Why I am silent about the elections
I am writing this article not only because I feel there is a need to explain my silence during this election time, but also to invite readers to consider silence as a valid response in these moments of confusion.
Six years ago when it was my first time to vote, I had a completely different picture of the country. I was fresh from school and overflowing with idealism. This time, my being assigned for summer apostolate here in Pio Duran, a third class municipality on the western coast of Albay, has allowed me to take a closer look at how wounded we have become as a people.
Random conversations and involvement in voters’ education sessions in the barrios revealed the frustration of many townsfolk over flagrant corruption, vote buying, rampant drug abuse, and many other problems. And I have seen the very same things in other parts of the country. I looked at the comforts I have access to vis-à-vis the unmet basic needs of the communities we visit, and I cannot ignore the truth that our people are poor and suffering.
What the elections should be
The elections are an institution where people could effect the changes we need. Yet how deeply have we tarnished this system? How many of us do not feel a little uneasy or even hopeless about this exercise?
On social networking sites, netizens busy themselves with expressing their thoughts. While well-meaning citizens try to air valuable opinions and show support in campaigning for the candidates they believe in, still many others are caught in the bandwagon of illogical arguments, senseless memes, and unconfirmed stories to the detriment of reputations and consciences.
We are a wounded nation, yes. But we must not forget that this cannot be our common destiny. The Filipinos are a peace-loving people and we have a rich nation and a long tradition of good values that we wish to hand on to future generations. Every election we are given a chance to shape an enabling environment for the progress we all seek.
No, the elections are not an end. It is rather a test of our values, of how we wish to be led and how we want our future to be. Only after the votes have been counted does the dirty work begin.
Therefore, to exercise our right to vote and to intelligently participate in politics is an act of charity, especially when we think about the common good. Pope Francis has repeatedly said that the chief aim of politics is always the common good. So when I go out to vote, I must think not only of myself but also of others, including the marginalized, the young people, and the environment.
Lesser evil is still evil?
Many are discouraged because they would not settle for the lesser evil, thinking that doing so would still mean choosing evil. One must not fall trap to this wordplay. In Augustinian philosophy, only God is all good; everything else has some evil in them. But evil here pertains not to something positively existing. It is rather the absence, lack, or privation of good. And so even if a person has some imperfections, we are still able to speak of him or her as a good person. Could it be that “lesser evil” is but a negative term for “greatest good” when given a set of choices?

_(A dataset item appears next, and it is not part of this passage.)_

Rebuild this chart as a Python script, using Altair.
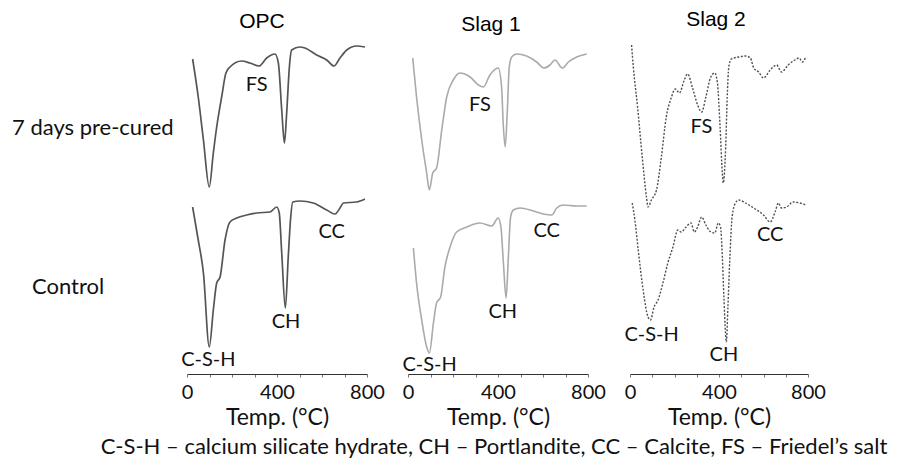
import altair as alt
import pandas as pd

# ---------------- data (DTG, arbitrary units) ----------------
materials = ["OPC", "Slag 1", "Slag 2"]
conditions = ["7 days pre-cured", "Control"]

opc_pre_T = [25, 50, 73, 99, 117, 132, 154, 173, 191, 243, 280, 320, 354, 391, 406, 421, 433, 443, 455, 465, 502, 524, 576, 621, 653, 680, 710, 754, 791]
opc_pre_dtg = [-0.14, -0.52, -0.95, -1.42, -1.08, -0.82, -0.52, -0.28, -0.22, -0.16, -0.18, -0.21, -0.13, -0.09, -0.18, -0.65, -0.98, -0.68, -0.22, -0.05, -0.02, -0.03, -0.10, -0.15, -0.21, -0.13, -0.05, -0.01, -0.02]

opc_ctl_T = [25, 50, 73, 99, 117, 132, 147, 169, 191, 221, 265, 310, 369, 399, 410, 421, 437, 450, 461, 470, 502, 561, 621, 658, 680, 695, 754, 791]
opc_ctl_dtg = [-0.07, -0.40, -0.73, -1.47, -1.10, -0.83, -0.77, -0.40, -0.22, -0.18, -0.15, -0.13, -0.12, -0.07, -0.13, -0.53, -1.08, -0.57, -0.17, -0.02, -0.01, -0.03, -0.10, -0.14, -0.08, -0.03, -0.02, 0.01]

slag1_pre_T = [21, 38, 61, 83, 95, 110, 127, 150, 172, 201, 231, 276, 313, 335, 364, 401, 416, 423, 432, 441, 450, 461, 483, 527, 572, 604, 631, 653, 686, 713, 750, 794]
slag1_pre_dtg = [-0.13, -0.52, -0.95, -1.28, -1.45, -1.28, -1.23, -0.85, -0.52, -0.35, -0.28, -0.32, -0.40, -0.42, -0.30, -0.23, -0.42, -0.78, -1.02, -0.68, -0.22, -0.12, -0.09, -0.11, -0.17, -0.23, -0.20, -0.15, -0.23, -0.17, -0.12, -0.09]

slag1_ctl_T = [24, 38, 61, 83, 95, 113, 127, 145, 164, 187, 216, 261, 320, 372, 401, 413, 424, 436, 446, 456, 468, 498, 557, 601, 639, 661, 690, 750, 794]
slag1_ctl_dtg = [-0.48, -0.83, -1.20, -1.47, -1.53, -1.23, -1.03, -0.97, -0.67, -0.47, -0.32, -0.27, -0.23, -0.26, -0.18, -0.27, -0.63, -0.98, -0.57, -0.17, -0.10, -0.08, -0.11, -0.14, -0.15, -0.08, -0.05, -0.06, -0.06]

slag2_pre_T = [7, 15, 34, 55, 74, 81, 96, 119, 141, 163, 185, 204, 222, 244, 259, 281, 304, 322, 341, 363, 381, 393, 404, 415, 419, 430, 437, 444, 455, 489, 519, 541, 556, 578, 600, 630, 659, 681, 711, 741, 760, 775, 790]
slag2_pre_dtg = [0.00, -0.22, -0.62, -1.12, -1.52, -1.62, -1.55, -1.45, -1.12, -0.72, -0.53, -0.44, -0.48, -0.35, -0.29, -0.43, -0.60, -0.67, -0.52, -0.32, -0.28, -0.38, -0.78, -1.28, -1.38, -1.02, -0.52, -0.22, -0.14, -0.12, -0.11, -0.13, -0.23, -0.27, -0.33, -0.25, -0.20, -0.27, -0.20, -0.15, -0.13, -0.17, -0.12]

slag2_ctl_T = [10, 22, 37, 59, 81, 92, 108, 126, 148, 170, 193, 215, 230, 252, 274, 289, 304, 322, 341, 363, 381, 397, 407, 415, 422, 433, 440, 449, 459, 474, 489, 519, 556, 600, 630, 652, 667, 681, 704, 733, 763, 790]
slag2_ctl_dtg = [-0.03, -0.20, -0.50, -0.90, -1.17, -1.20, -1.07, -1.00, -0.83, -0.63, -0.47, -0.30, -0.32, -0.27, -0.23, -0.32, -0.27, -0.17, -0.25, -0.32, -0.33, -0.23, -0.27, -0.57, -0.97, -1.42, -1.07, -0.57, -0.17, -0.03, 0.00, -0.03, -0.08, -0.15, -0.22, -0.12, -0.03, -0.08, -0.07, -0.02, -0.03, -0.05]

# peak annotations: (material index, condition index), label, T, dtg
ann_panel = [(0, 0), (1, 0), (2, 0), (0, 1), (0, 1), (0, 1), (1, 1), (1, 1), (1, 1), (2, 1), (2, 1), (2, 1)]
ann_text = ["FS", "FS", "FS", "C-S-H", "CH", "CC", "C-S-H", "CH", "CC", "C-S-H", "CH", "CC"]
ann_T = [310, 320, 321, 95, 440, 643, 96, 421, 616, 97, 422, 630]
ann_dtg = [-0.40, -0.60, -0.82, -1.60, -1.22, -0.32, -1.65, -1.12, -0.31, -1.35, -1.55, -0.35]

footnote = "C-S-H \u2013 calcium silicate hydrate, CH \u2013 Portlandite, CC \u2013 Calcite, FS \u2013 Friedel\u2019s salt"

series = {
    (0, 0): (opc_pre_T, opc_pre_dtg), (0, 1): (opc_ctl_T, opc_ctl_dtg),
    (1, 0): (slag1_pre_T, slag1_pre_dtg), (1, 1): (slag1_ctl_T, slag1_ctl_dtg),
    (2, 0): (slag2_pre_T, slag2_pre_dtg), (2, 1): (slag2_ctl_T, slag2_ctl_dtg),
}

# ---------------- layout / style ----------------
W, H = 908, 374
X_RANGES = [[187, 367], [408, 588], [630, 808]]
Y_RANGES = [[225, 25], [380, 180]]
STYLES = [
    dict(color="#555555", strokeWidth=1.7),
    dict(color="#aaaaaa", strokeWidth=1.6),
    dict(color="#505050", strokeWidth=1.4, strokeDash=[2, 1.6]),
]
LBL_FONT = "Lato"
TITLE_FONT = "Liberation Sans"


def xs(c):
    return alt.Scale(domain=[0, 800], range=X_RANGES[c], nice=False, zero=False)


def ys(r):
    return alt.Scale(domain=[-1.8, 0.2], range=Y_RANGES[r], nice=False, zero=False)


layers = []
for (c, r), (tv, dv) in series.items():
    df = pd.DataFrame({"T": tv, "DTG": dv})
    if r == 1:
        ax = alt.Axis(
            orient="bottom", values=list(range(0, 801, 100)),
            labelExpr="datum.value % 400 == 0 ? datum.label : ''",
            title="Temp. (\u00b0C)", grid=False,
            domainColor="#333333", domainWidth=1, tickColor="#777777", tickSize=3,
            labelFont=LBL_FONT, labelFontSize=20, labelColor="#111111", labelPadding=5,
            labelFlush=False, labelOverlap=False,
            titleFont=LBL_FONT, titleFontSize=23, titleFontWeight="normal",
            titleColor="#111111", titlePadding=4,
        )
    else:
        ax = None
    line = alt.Chart(df).mark_line(interpolate="monotone", clip=False, **STYLES[c]).encode(
        x=alt.X("T:Q", scale=xs(c), axis=ax),
        y=alt.Y("DTG:Q", scale=ys(r), axis=None),
    )
    layers.append(line)

for (c, r), txt, t, d in zip(ann_panel, ann_text, ann_T, ann_dtg):
    df = pd.DataFrame({"T": [t], "DTG": [d], "label": [txt]})
    layers.append(
        alt.Chart(df).mark_text(font=LBL_FONT, fontSize=20, color="#111111",
                                align="center", baseline="middle").encode(
            x=alt.X("T:Q", scale=xs(c), axis=None),
            y=alt.Y("DTG:Q", scale=ys(r), axis=None),
            text="label:N",
        )
    )


def static_text(txt, x, y, font, size, align="center", baseline="alphabetic", color="#111111"):
    return alt.Chart(pd.DataFrame({"t": [txt]})).mark_text(
        font=font, fontSize=size, color=color, align=align, baseline=baseline
    ).encode(x=alt.value(x), y=alt.value(y), text="t:N")


layers.append(static_text(materials[0], 262, 28, TITLE_FONT, 21, color="#000000"))
layers.append(static_text(materials[1], 491, 31, TITLE_FONT, 21, color="#000000"))
layers.append(static_text(materials[2], 716, 26, TITLE_FONT, 21, color="#000000"))
layers.append(static_text(conditions[0], 12, 128, LBL_FONT, 22, align="left", baseline="middle"))
layers.append(static_text(conditions[1], 32, 287, LBL_FONT, 22, align="left", baseline="middle"))
layers.append(static_text(footnote, 494, 447, LBL_FONT, 22, baseline="middle"))

chart = alt.layer(*layers).resolve_scale(x="independent", y="independent").properties(
    width=W, height=H,
    autosize=alt.AutoSizeParams(type="none"),
    padding={"left": 0, "top": 0, "right": 0, "bottom": 93},
    background="white",
).configure_view(stroke=None)

chart.save("out.html", embed_options={"renderer": "svg", "actions": False})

For there are no perfect candidates. And we cannot downplay the leadership capabilities of a candidate simply by checking them against a single moral issue or some mistake committed in the past. Don’t we all have our own shares of errors? At the end of the day, we will still have to choose from among men and women who have courageously accepted the difficult challenge to lead.
Silence as a valid response
I am silent, then, about the elections because it is the best response I can think of. And I am not the only one. Many others have already chosen to embrace the same attitude.
This is not to discredit the value of openness and dialogue which are both necessary to progress. I am silent not only because I am with the citizens’ arm. This is not even an abandonment of my freedom of speech nor of my being a political scientist by education. I am silent because it is the best response I can think of given all the noise and confusion, because whenever I recall the sufferings of my people I am left with no more words. I can only sit with them in the silence.
Silence is not for the weak nor the coward. Silence is for the wise and the strong of heart. Here I am able to carefully listen to that distinct voice of the Truth. Here I am able to prayerfully discern so that when I cast my vote, it will be an informed vote even if it is but one among millions. Hope against hope, I will let my ballot speak.